** Source code of charts **
[start]

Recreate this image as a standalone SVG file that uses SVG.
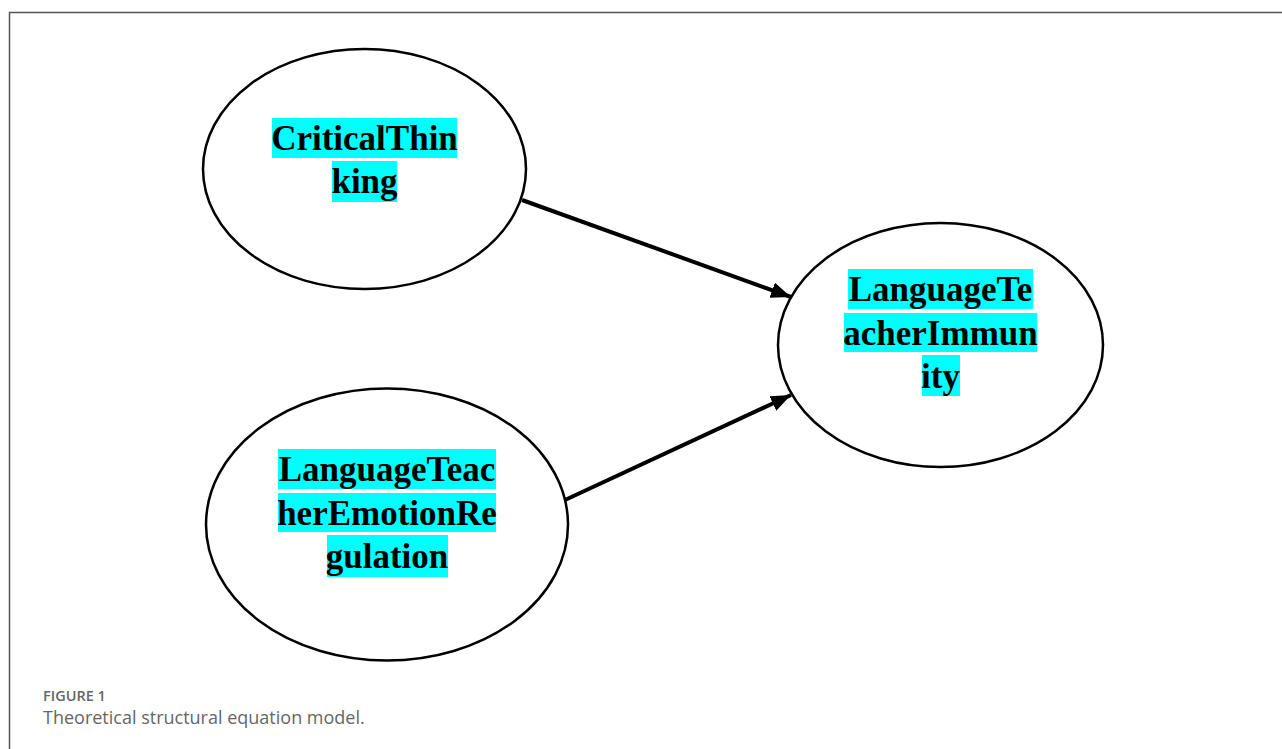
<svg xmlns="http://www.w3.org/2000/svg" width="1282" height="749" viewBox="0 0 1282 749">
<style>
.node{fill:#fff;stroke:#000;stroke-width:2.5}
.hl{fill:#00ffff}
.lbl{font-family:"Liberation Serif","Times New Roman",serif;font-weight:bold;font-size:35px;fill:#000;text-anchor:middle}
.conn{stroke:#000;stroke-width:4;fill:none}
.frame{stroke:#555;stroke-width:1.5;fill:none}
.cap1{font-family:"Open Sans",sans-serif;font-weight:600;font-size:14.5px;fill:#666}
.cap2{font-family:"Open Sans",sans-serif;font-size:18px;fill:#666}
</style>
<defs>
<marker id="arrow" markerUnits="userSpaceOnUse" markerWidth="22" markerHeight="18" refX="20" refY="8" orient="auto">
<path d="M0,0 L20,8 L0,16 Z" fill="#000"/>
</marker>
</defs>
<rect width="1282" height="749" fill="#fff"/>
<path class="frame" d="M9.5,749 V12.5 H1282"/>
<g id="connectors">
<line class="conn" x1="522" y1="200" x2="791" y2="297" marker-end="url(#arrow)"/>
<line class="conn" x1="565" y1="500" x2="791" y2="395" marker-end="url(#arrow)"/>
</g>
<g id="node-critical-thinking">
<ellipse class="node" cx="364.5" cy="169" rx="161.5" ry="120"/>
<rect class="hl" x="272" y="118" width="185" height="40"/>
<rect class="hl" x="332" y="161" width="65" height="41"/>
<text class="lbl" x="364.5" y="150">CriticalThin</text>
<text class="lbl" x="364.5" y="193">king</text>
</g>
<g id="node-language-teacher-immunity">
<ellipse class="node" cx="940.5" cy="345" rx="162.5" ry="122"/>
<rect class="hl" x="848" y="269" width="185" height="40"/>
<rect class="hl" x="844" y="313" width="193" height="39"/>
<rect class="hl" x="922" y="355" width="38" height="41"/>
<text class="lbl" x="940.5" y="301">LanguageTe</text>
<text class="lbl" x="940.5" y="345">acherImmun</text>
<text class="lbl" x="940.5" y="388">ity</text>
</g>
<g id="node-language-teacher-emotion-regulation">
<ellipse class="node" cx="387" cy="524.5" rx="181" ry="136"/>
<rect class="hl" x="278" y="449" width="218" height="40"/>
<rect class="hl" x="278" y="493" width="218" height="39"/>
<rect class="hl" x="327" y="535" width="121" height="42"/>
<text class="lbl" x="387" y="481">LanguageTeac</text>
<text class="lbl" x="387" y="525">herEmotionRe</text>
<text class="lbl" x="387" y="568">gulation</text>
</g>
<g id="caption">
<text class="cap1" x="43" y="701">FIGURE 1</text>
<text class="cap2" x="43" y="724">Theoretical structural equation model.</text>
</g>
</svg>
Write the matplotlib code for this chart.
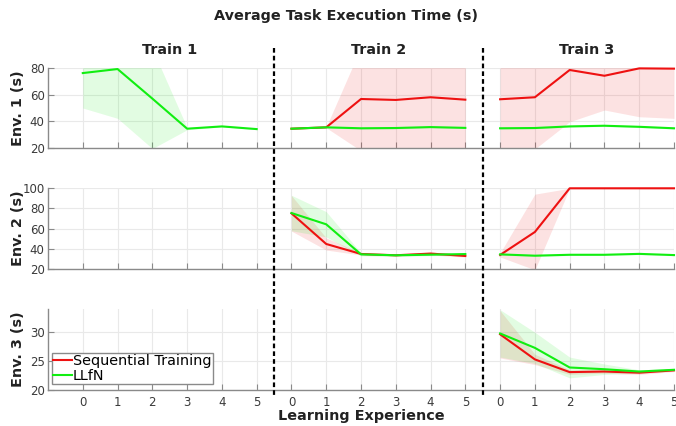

[end]

** Request **
Gather all the lines that include the word "this" and copy them out.

** Response to the exercise **
Recreate this image as a standalone SVG file that uses SVG.
Write the matplotlib code for this chart.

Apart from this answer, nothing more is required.